The Phillies also had the expected future successor of Mike Schmidt in the fold as the similarly mustachioed Rick Schu made a brief, but very successful debut at the end of the '84 season.

In addition to all that talent you had former First Round pick (#13 overall) C/OF John Russell, slick fielding/haired SS Steve Jeltz and top catching prospect Darren Daulton (still in the Minors in '84, but certainly known about by 1985 when he debuted). People might have had concerns about pitching, but even there you had pretty solid Pitching prospects in Kevin Gross, Don Carman and Rich Surhoff.

So, what went wrong? In the mid-80's I was sure we'd be seeing several good to great seasons and if you told me the Phillies would be in the World Series in 1993 I would not have been surprised. In retrospect that last sentence might seem borderline crazy, as the team was awful from '84 through '92. Now, in 1984 there really was no practical way to look up a player's stats in the Minors. All I knew about Jeff Stone was what Whitey and Harry told me during the broadcast, so if they said he was great and the team went to all the trouble of putting him on billboards up and down I-95, then he must be good. Some guy named Dajafi did a great write-up on Stone 8 years ago that does as good a job or better than I would of summing up why Stone didn't succeed:

What I didn't know then, but what's transparently clear now, was just why Stone flopped so dramatically after such a dazzling start to his big-league career. In retrospect, the warning signs were flashing even while Stone was putting up that gaudy .362 average in 1984: he drew only nine walks to go with those 67 hits, posting an on-base average of .394. A year later, in 279 plate appearances, Stone took only 15 free passes; with his average nearly one hundred points lower, Stone's OBP was just .307. Big-league pitchers quickly determined that more often than not, Stone would get himself out by failing to wait for strikes. For his career, Stone walked just 60 times to go with 941 big-league at-bats. His lifetime .277 batting average isn't bad; his .327 OBP is cringe-worthy. While John Felske's stinging criticism surely upset Stone, it might well be not just an oversimplification, but a gross error, to blame the stodgy skipper for Stone's drastic decline: if that instruction was "take some %&*^$ pitches!", then Stone should have listened.

There's also an excellent story by Andrew Miller which speaks to some other issues that held Stone back. Largely, Stone had played in very rural Wardell, MO. A tiny town where Jeff and his brother Jerome were the premier athletes. Coaching was a bit spotty and essentially Jeff was allowed to just play and let his natural abilities make up for a lack of coaching. That carried into his pro career, as he didn't understand outfield positioning and as his struggles at the plate mounted he got more brazen on the basepaths, possibly hoping to maximize the chances he did get to run.
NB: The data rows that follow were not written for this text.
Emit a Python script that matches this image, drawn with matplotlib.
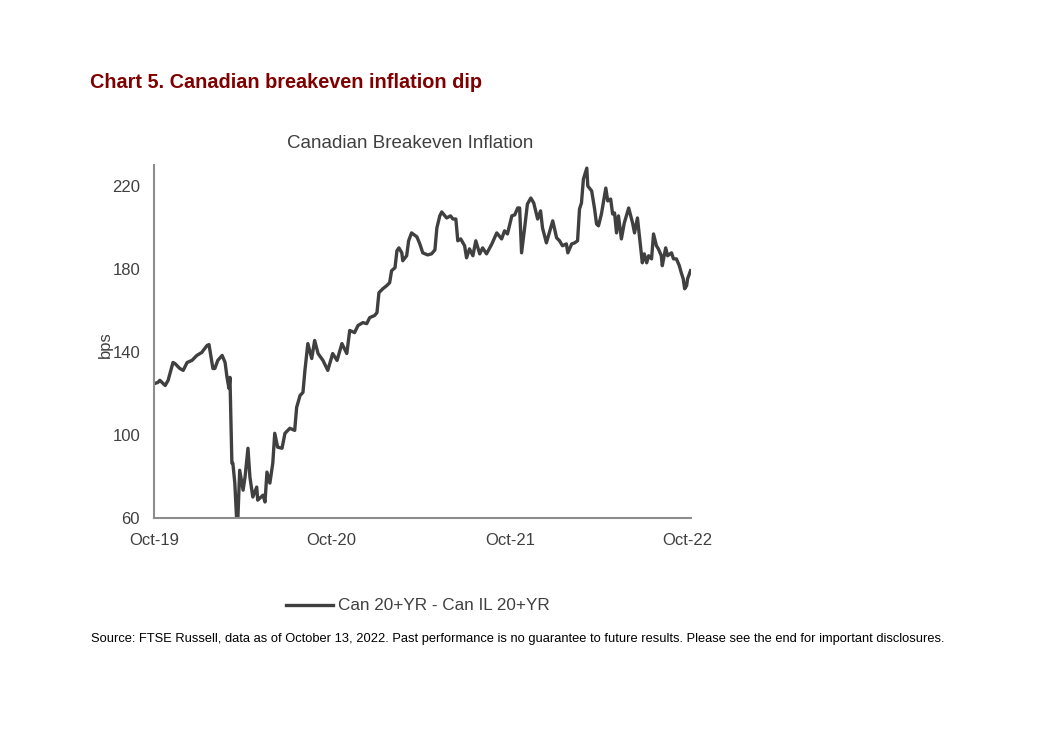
import matplotlib
matplotlib.use("Agg")
import matplotlib.pyplot as plt
from matplotlib.lines import Line2D

# ---- data ----
# x: days since 2019-10-14 ; y: breakeven in bps
days = [2, 8, 12, 23, 29, 39, 43, 53, 60, 68, 78, 88, 98, 109, 113, 121, 125, 131, 140, 146,
        150, 154, 156, 160, 162, 166, 170, 172, 176, 183, 187, 193, 197, 203, 211, 213, 224, 228,
        232, 238, 244, 248, 254, 263, 269, 279, 289, 293, 300, 306, 310, 316, 324, 330, 337, 347,
        357, 367, 376, 386, 396, 402, 412, 419, 429, 437, 443, 453, 458, 462, 470, 478, 484, 488,
        495, 499, 503, 509, 511, 519, 523, 529, 540, 546, 552, 562, 570, 577, 581, 587, 591, 601,
        609, 614, 620, 624, 630, 638, 642, 648, 655, 661, 669, 675, 683, 694, 704, 714, 720, 726,
        735, 741, 747, 751, 755, 761, 767, 774, 780, 788, 794, 798, 806, 813, 819, 827, 833, 839,
        847, 850, 858, 864, 870, 874, 878, 882, 889, 891, 899, 905, 909, 913, 919, 928, 932, 938,
        942, 946, 950, 954, 960, 966, 975, 983, 987, 993, 997, 1003, 1007, 1012, 1016, 1022, 1026,
        1032, 1036, 1042, 1044, 1051, 1055, 1063, 1067, 1073, 1079, 1083, 1087, 1090, 1094, 1096,
        1102]
bps = [124.8, 125.3, 126.3, 123.8, 126.3, 134.9, 134.4, 132.0, 131.1, 134.9, 135.9, 138.3, 139.7,
       143.1, 143.5, 132.0, 132.0, 135.9, 138.3, 134.9, 127.7, 122.4, 127.7, 86.4, 86.4, 76.8,
       58.0, 58.0, 83.0, 73.4, 79.7, 93.6, 79.7, 70.1, 74.9, 68.6, 71.0, 67.7, 82.1, 76.8, 86.4,
       100.8, 94.1, 93.6, 100.8, 103.2, 102.2, 113.3, 119.0, 120.5, 131.1, 144.0, 136.8, 145.5,
       139.2, 135.9, 131.1, 139.2, 135.9, 144.0, 139.2, 150.3, 149.3, 152.7, 154.1, 153.6, 156.5,
       157.5, 158.9, 168.5, 170.4, 171.9, 173.3, 179.1, 180.5, 188.7, 190.1, 187.7, 183.9, 186.3,
       193.5, 197.3, 195.4, 192.0, 187.7, 186.7, 187.2, 189.1, 199.7, 205.5, 207.4, 204.5, 205.5,
       204.0, 204.0, 193.5, 194.4, 191.1, 185.3, 189.6, 186.3, 193.5, 187.2, 190.1, 187.2, 192.0,
       197.3, 194.4, 198.3, 196.8, 205.5, 206.0, 209.3, 209.3, 187.7, 199.2, 211.2, 214.1, 211.7,
       204.0, 207.9, 199.7, 192.5, 198.3, 203.1, 194.9, 193.5, 191.1, 192.0, 187.7, 192.0, 192.5,
       193.5, 208.8, 211.7, 223.2, 228.5, 219.9, 217.5, 208.8, 201.6, 200.7, 206.4, 218.9, 212.7,
       213.6, 206.4, 206.9, 197.3, 205.5, 194.4, 202.1, 209.3, 202.1, 197.3, 204.5, 195.9, 182.9,
       187.2, 182.9, 186.3, 184.8, 196.8, 191.1, 189.6, 186.3, 181.5, 190.1, 186.3, 187.7, 184.8,
       184.8, 181.5, 178.1, 175.2, 170.4, 171.9, 175.2, 179.1]
tick_days = [0, 365, 731, 1096]
tick_labels = ["Oct-19", "Oct-20", "Oct-21", "Oct-22"]
y_ticks = [60, 100, 140, 180, 220]
series_name = "Can 20+YR - Can IL 20+YR"

plt.rcParams['font.family'] = ['Liberation Sans', 'DejaVu Sans']

fig = plt.figure(figsize=(10.61, 7.41), dpi=100)
ax = fig.add_axes([154/1061, 223/741, 537/1061, 353/741])

line_color = "#404040"
ax.plot(days, bps, color=line_color, lw=2.4, solid_joinstyle='round', clip_on=True)

ax.set_xlim(0, 1103)
ax.set_ylim(60, 230)
ax.set_xticks(tick_days)
ax.set_xticklabels(tick_labels)
ax.set_yticks(y_ticks)
ax.tick_params(axis='both', length=0, labelsize=12, labelcolor="#404040")
ax.tick_params(axis='x', pad=11)
ax.tick_params(axis='y', pad=10)

for s in ["top", "right"]:
    ax.spines[s].set_visible(False)
for s in ["left", "bottom"]:
    ax.spines[s].set_color("#8c8c8c")
    ax.spines[s].set_linewidth(1.5)

ax.set_ylabel("bps", fontsize=12, color="#404040")
ax.yaxis.set_label_coords(-0.076, 0.49)

fig.text(410/1061, 1 - 144/741, "Canadian Breakeven Inflation", ha='center', va='center',
         fontsize=13.5, color="#404040")

fig.text(90/1061, 1 - 83/741, "Chart 5. Canadian breakeven inflation dip", ha='left', va='center',
         fontsize=14.35, fontweight='bold', color="#800000")

handle = Line2D([], [], color=line_color, lw=2.4)
fig.legend([handle], [series_name], loc='center', bbox_to_anchor=(418/1061, 1 - 606/741),
           frameon=False, fontsize=12.3, handlelength=2.75, handletextpad=0.3,
           labelcolor="#404040")

fig.text(91/1061, 1 - 639/741,
         "Source: FTSE Russell, data as of October 13, 2022. Past performance is no guarantee to future results. Please see the end for important disclosures.",
         ha='left', va='center', fontsize=9.3, color="black")

fig.savefig("out.png", dpi=100)
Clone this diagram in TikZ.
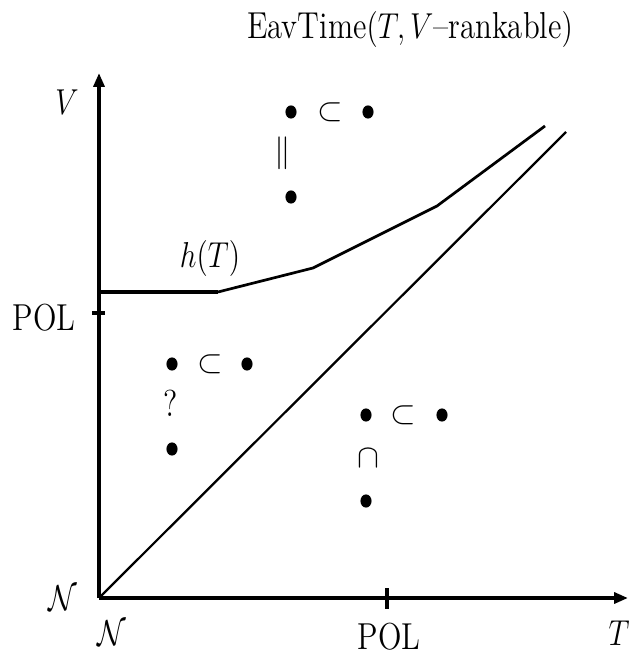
\documentclass[tikz,border=0pt]{standalone}
\usepackage{amsmath,amssymb}
\usepackage{graphicx}
\usepackage{tikz}
\usetikzlibrary{arrows.meta,shapes.geometric}
\newcommand{\lbl}[1]{\scalebox{0.82}[1]{\fontsize{12.5}{15}\selectfont #1}}

\begin{document}
\begin{tikzpicture}[x=0.333pt,y=-0.333pt,>={Triangle[length=4.6pt,width=3.6pt]},
    dot/.style={ellipse,fill,inner sep=0pt,minimum width=3.7pt,minimum height=4.4pt},
    axis/.style={line width=1.3pt},
    rel/.style={inner sep=0pt,font=\fontsize{11}{13}\selectfont}]
  \useasboundingbox (0,0) rectangle (630,654);
  % axes
  \coordinate (O) at (99,598);
  \coordinate (vtop) at (99,73);
  \coordinate (tend) at (628,598);
  \draw[axis,->] (O) -- (vtop);
  \draw[axis,->] (O) -- (tend);
  \draw[axis] (92,313) -- (105,313);
  \draw[axis] (387,588) -- (387,609);
  \node (title) at (410,30) {\lbl{EavTime$(T,V$--rankable$)$}};
  \node (vlab) at (67,102) {\lbl{$V$}};
  \node (tlab) at (619,633) {\lbl{$T$}};
  \node (nleft) at (63,598) {\lbl{$\mathcal{N}$}};
  \node (nbot) at (112,633) {\lbl{$\mathcal{N}$}};
  \node (polv) at (44,318) {\lbl{POL}};
  \node (polt) at (389,637) {\lbl{POL}};
  % h(T) and the diagonal
  \draw[line width=1.2pt] (99,292) -- (218,292);
  \draw[line width=0.9pt] (218,292) -- (313,268) -- (437,206) -- (545,126);
  \node (hlab) at (210,258) {\lbl{$h(T)$}};
  \draw[line width=0.75pt] (O) -- (566,132);
  % upper region
  \node[dot] (ua) at (291,112) {};
  \node[rel] (us) at (330,112) {$\subset$};
  \node[dot] (ub) at (368,112) {};
  \node[rel] (ue) at (283,153) {$\Vert$};
  \node[dot] (uc) at (291,197) {};
  % left region
  \node[dot] (la) at (172,364) {};
  \node[rel] (ls) at (210,364) {$\subset$};
  \node[dot] (lb) at (247,364) {};
  \node[rel] (lq) at (171,403) {\lbl{?}};
  \node[dot] (lc) at (172,449) {};
  % right region
  \node[dot] (ra) at (366,415) {};
  \node[rel] (rs) at (403,415) {$\subset$};
  \node[dot] (rb) at (442,415) {};
  \node[rel] (rc) at (368,458) {$\cap$};
  \node[dot] (rd) at (366,501) {};
\end{tikzpicture}
\end{document}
The remainder of that core had flaws of their own. Juan Samuel, the man widely credited with the saying "You don't Walk off the island" did, indeed, not Walk very often. He also proved to be a poor fielder at Second and forced the Phillies to move him to Center instead before trading him to the Mets for Lenny Dykstra and Roger McDowell (the Mets then traded him 6 months later to the Dodgers for Mike Marshall). Rick Schu proved to have virtually no power in his bat, and frankly few hits in it either. He was later part of the trade that may have best summed up the era when he and Jeff Stone were sent to the Orioles for, pretty much nothing. Kevin Gross had a nice career as a middle of the rotation pitcher, but certainly not a guy you'd build a team around. Von Hayes had a nice career and his .267/.354/.416 career line may not be HOF worthy, but it is a very solid career and you can hardly complain about a player putting up a line like that. For Hayes though he was in a 5 for 1 player trade so the expectations were sky high and he never quite reached those lofty heights. He did however bring us Ruben Amaro, Jr. Steve Jeltz was the mid-80's equivalent of Min-Mart at the plate, and like Mini-Mart he hung around for an obscene number of seasons for no seeming reason.

That's 30 years ago, roughly, when a team that got old tried to infuse new faces into the mix and failed pretty catastrophically. Only Darren Daulton would have a long career in Philly. Statistics back then weren't what they are today. Knowledge back then was also different, I don't have to rely on Sarge and Chris Wheeler to tell me how good Roman Quinn might be, I can see video of him on youtube or watch a game on the MiLB TV service. I can look up his stats on half a dozen different sites and read scouting reports from another half dozen reputable sources. So with all of our modern information could we still get excited about a core of, say, Revere, Franco, Quinn, Brown, Biddle, Joseph and Galvis only to see them turn into Hayes, Schu, Russell, Jeltz, Samuel, Gross and Stone? Of course, but the difference, I think, is that now fans are better informed about the risks of these players (sometimes to a flaw as Brown received myriad comparisons with Jeff Stone a player he only had position and hype in common with).

There are parallels to the current club, certainly (a sustained run of success for nearly a decade, an aging team with multiple playoff appearances slowly sinking below .500), but just because situations are similar is no indication that the same outcome will occur. Certainly we wouldn't trade several future stars for a run-of-the-mill player who won't stay long in hopes of improving our playoff chances the way the Phillies in the 80's traded away future stars Julio Franco and Ryne Sandberg, would we? Regardless, I am an optimistic prospect watcher and I really hope Franco, Dugan, Biddle, Asche, Quinn, Crawford, etc. have long, wonderful MLB careers and I get to enjoy them all for the next decade, but part of me worries I've seen this episode before.